*Record excerpts:*
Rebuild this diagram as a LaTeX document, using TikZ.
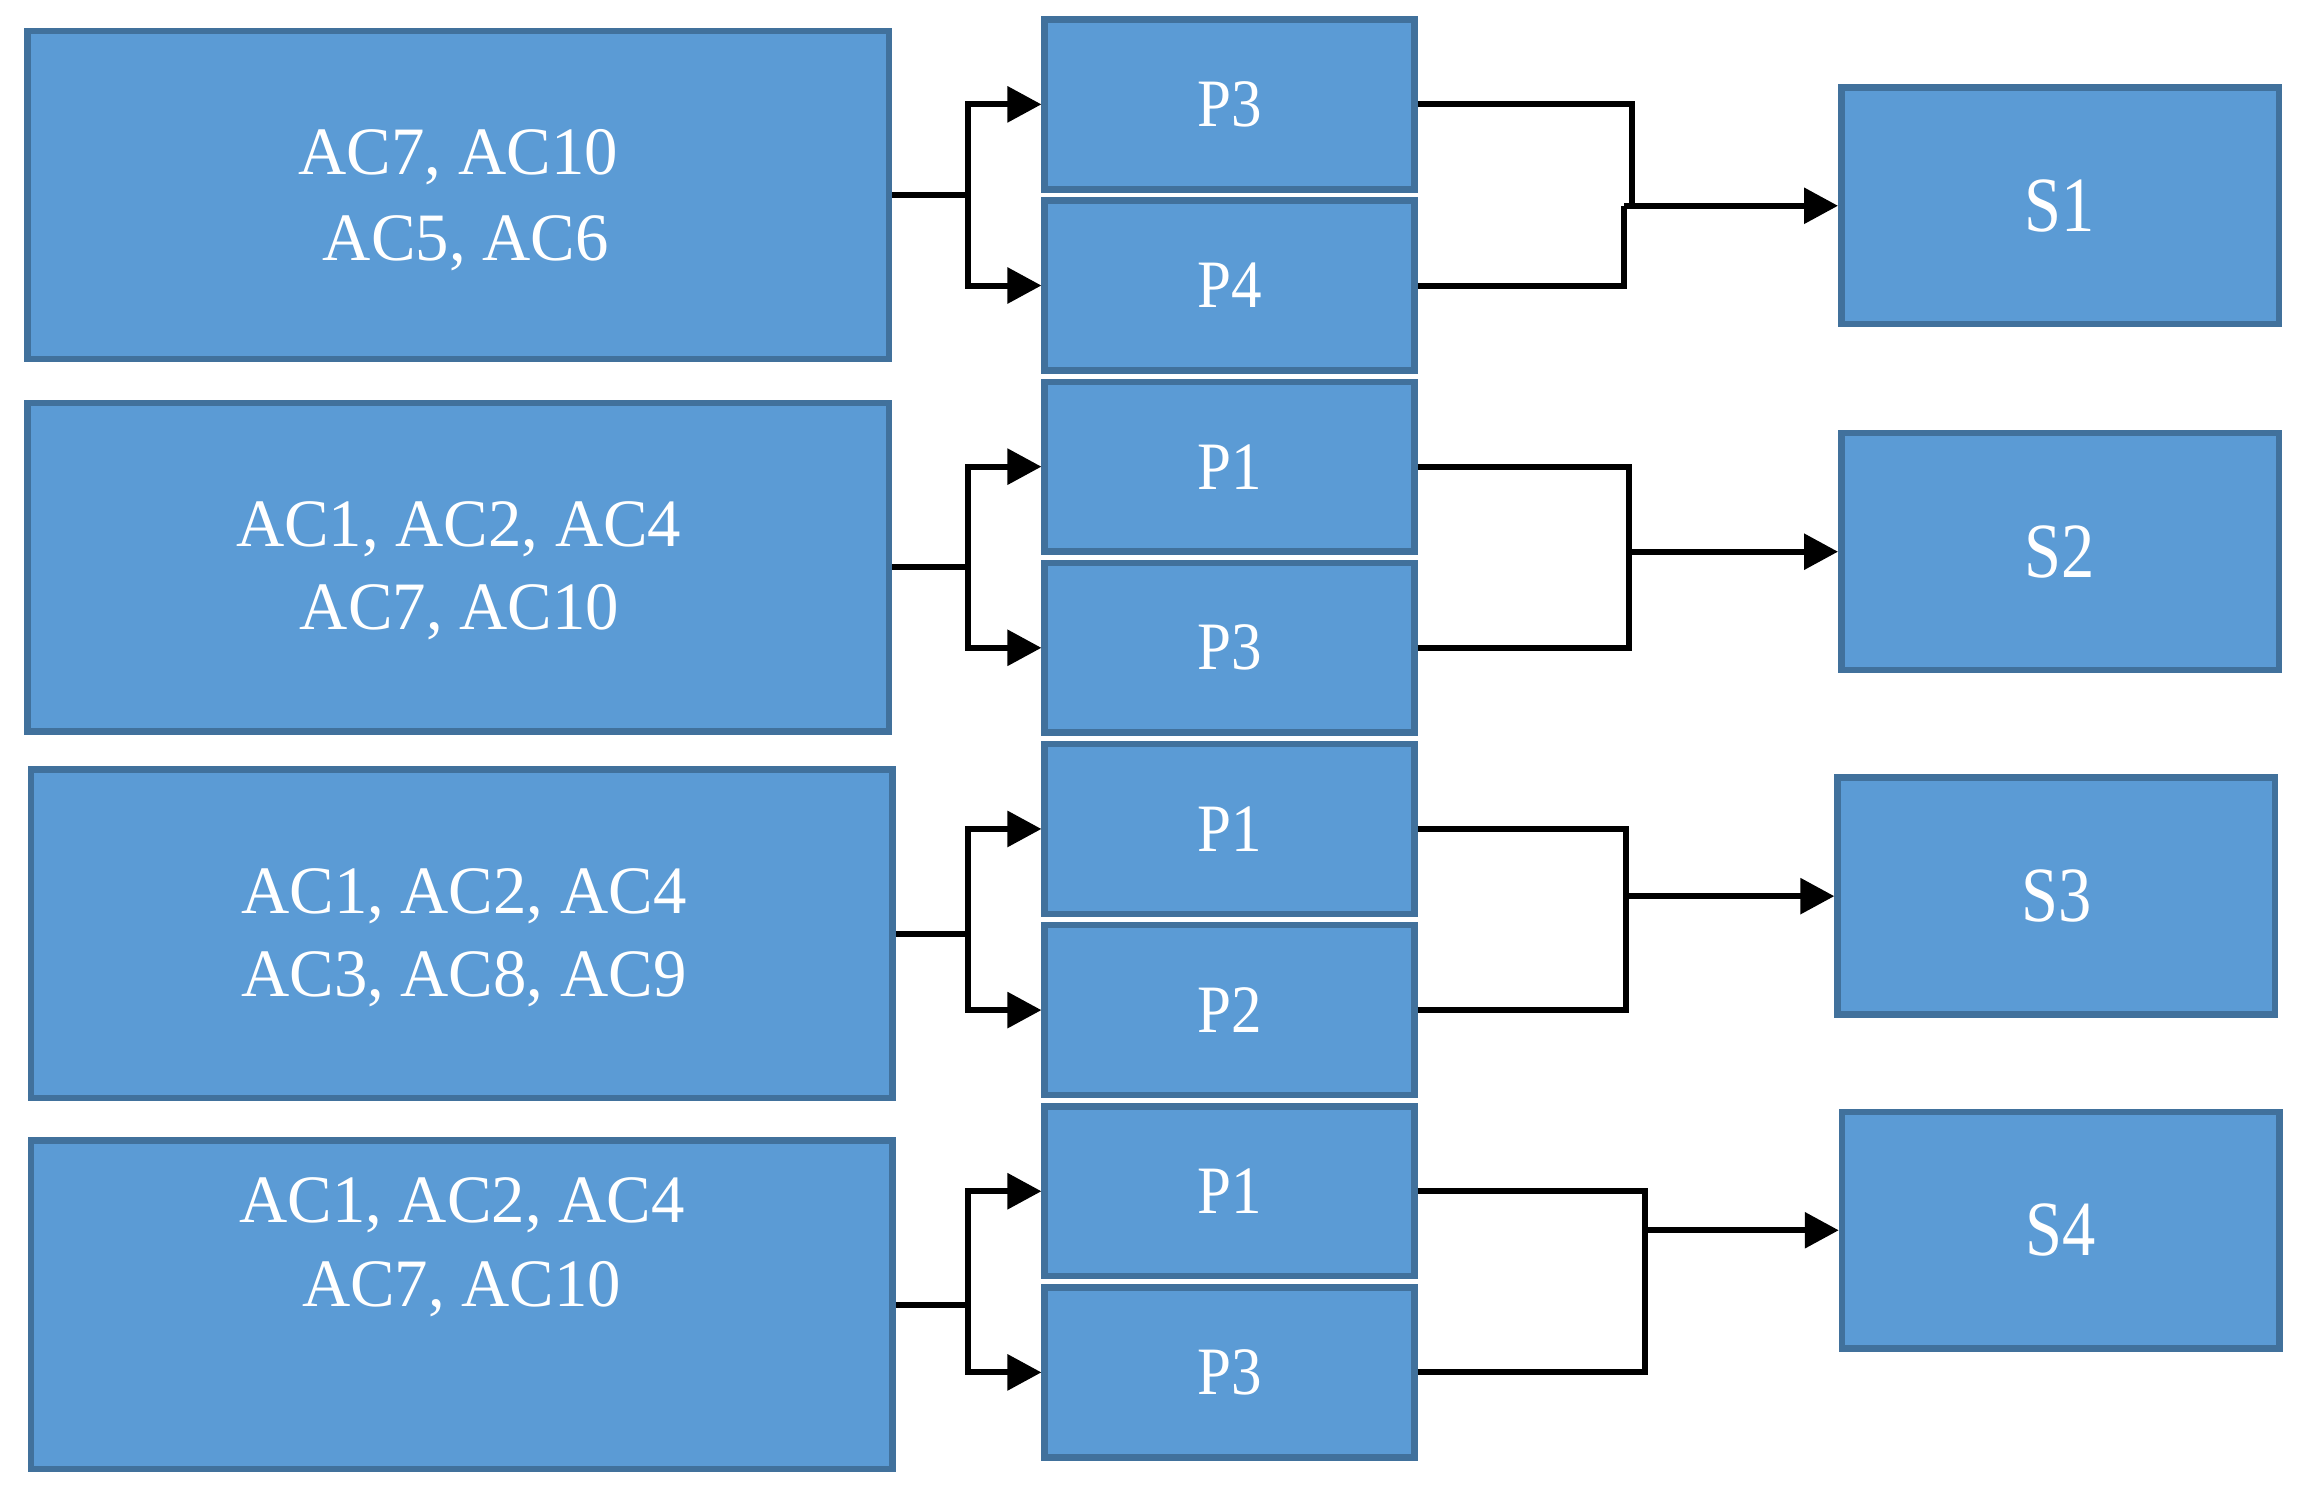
* * *
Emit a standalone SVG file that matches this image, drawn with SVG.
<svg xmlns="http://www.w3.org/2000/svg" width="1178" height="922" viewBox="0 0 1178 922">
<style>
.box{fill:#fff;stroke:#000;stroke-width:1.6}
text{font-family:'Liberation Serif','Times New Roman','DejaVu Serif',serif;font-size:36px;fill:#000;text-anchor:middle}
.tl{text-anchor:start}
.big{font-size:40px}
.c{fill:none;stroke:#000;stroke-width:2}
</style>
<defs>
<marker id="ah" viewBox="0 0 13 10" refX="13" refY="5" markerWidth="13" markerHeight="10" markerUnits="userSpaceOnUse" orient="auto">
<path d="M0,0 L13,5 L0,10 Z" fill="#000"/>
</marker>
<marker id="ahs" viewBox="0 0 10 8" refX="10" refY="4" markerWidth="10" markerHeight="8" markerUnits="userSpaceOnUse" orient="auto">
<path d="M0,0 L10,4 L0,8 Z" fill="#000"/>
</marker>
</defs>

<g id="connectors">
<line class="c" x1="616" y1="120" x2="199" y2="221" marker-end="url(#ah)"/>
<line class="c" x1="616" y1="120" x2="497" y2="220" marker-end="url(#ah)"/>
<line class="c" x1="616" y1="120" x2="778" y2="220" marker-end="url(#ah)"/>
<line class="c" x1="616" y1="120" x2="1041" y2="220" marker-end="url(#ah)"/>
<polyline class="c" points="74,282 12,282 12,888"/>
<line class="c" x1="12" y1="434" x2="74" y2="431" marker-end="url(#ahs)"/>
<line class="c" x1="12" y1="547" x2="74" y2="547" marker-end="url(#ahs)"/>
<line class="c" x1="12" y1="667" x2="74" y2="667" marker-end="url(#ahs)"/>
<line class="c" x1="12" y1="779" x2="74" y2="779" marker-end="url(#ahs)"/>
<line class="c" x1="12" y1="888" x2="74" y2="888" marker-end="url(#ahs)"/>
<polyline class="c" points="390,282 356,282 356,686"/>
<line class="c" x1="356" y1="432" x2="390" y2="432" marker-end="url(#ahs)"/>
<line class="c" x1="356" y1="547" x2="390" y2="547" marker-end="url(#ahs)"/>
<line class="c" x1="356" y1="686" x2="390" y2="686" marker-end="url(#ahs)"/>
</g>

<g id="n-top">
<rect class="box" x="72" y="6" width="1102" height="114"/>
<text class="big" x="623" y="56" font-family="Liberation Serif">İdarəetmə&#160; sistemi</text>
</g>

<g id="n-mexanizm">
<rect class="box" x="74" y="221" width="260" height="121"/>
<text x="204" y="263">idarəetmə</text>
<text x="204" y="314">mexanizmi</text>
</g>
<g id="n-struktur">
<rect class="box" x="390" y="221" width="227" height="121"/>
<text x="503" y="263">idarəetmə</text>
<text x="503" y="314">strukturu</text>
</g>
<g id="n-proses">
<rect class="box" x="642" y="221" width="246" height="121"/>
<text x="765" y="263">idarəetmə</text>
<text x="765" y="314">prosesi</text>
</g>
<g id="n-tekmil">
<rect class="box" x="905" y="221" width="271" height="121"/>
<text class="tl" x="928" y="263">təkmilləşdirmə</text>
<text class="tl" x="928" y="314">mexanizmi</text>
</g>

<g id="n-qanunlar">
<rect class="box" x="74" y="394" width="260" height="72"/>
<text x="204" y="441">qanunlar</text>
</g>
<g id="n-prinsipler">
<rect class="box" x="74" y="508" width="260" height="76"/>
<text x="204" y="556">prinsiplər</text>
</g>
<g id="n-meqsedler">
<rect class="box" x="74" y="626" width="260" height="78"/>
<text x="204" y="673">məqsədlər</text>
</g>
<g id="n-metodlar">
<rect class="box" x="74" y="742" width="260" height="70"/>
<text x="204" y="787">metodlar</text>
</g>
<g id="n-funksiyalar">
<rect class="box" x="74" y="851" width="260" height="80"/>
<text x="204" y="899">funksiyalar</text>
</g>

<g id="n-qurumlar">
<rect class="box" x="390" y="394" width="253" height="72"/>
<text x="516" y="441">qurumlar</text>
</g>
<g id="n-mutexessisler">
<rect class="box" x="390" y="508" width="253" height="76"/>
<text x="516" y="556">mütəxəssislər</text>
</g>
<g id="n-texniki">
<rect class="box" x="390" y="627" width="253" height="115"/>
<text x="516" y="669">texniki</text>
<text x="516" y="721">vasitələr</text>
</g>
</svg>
==
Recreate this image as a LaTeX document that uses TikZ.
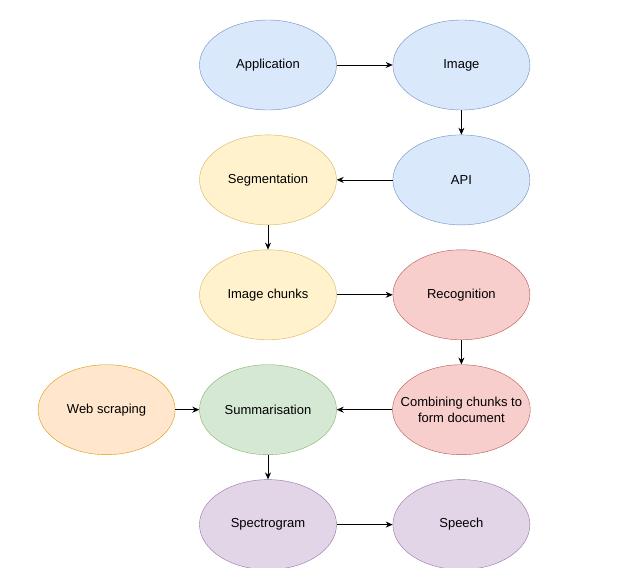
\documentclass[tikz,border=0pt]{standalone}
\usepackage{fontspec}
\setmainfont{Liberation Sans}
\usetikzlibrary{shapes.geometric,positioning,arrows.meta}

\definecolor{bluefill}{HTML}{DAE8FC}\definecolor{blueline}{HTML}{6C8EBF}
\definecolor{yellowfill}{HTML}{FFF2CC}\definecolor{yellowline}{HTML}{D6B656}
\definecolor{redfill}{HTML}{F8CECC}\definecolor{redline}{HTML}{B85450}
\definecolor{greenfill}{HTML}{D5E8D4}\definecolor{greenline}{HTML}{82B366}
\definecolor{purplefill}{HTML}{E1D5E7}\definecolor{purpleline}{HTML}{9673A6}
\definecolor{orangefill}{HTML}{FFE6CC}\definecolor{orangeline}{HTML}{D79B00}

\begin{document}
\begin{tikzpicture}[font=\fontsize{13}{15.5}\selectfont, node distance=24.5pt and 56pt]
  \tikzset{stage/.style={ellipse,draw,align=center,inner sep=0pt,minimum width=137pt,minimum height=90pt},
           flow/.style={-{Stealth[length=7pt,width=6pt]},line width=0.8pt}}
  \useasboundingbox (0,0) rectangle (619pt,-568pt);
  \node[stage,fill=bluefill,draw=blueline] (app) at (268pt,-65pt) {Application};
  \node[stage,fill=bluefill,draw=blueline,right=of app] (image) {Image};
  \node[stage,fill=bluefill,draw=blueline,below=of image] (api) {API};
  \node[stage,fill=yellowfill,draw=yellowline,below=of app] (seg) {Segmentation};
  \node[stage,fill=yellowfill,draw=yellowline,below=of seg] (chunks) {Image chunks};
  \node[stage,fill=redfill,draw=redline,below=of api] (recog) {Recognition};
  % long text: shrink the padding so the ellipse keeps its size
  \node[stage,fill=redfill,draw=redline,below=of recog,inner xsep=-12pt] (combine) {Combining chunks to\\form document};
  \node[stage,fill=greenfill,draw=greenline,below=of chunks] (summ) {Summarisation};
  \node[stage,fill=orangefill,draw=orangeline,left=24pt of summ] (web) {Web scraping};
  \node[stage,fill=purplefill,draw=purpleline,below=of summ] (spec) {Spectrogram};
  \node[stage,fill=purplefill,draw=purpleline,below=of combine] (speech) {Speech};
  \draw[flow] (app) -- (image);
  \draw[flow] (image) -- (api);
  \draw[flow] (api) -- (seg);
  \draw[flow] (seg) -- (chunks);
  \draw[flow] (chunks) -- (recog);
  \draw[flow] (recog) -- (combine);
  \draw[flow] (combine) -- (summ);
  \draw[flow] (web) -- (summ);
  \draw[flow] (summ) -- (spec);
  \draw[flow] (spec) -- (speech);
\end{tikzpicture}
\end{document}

*Given task:*
Pull out every line above that holds the word "standalone".

*Result:*
Emit a standalone SVG file that matches this image, drawn with SVG.
\documentclass[tikz,border=0pt]{standalone}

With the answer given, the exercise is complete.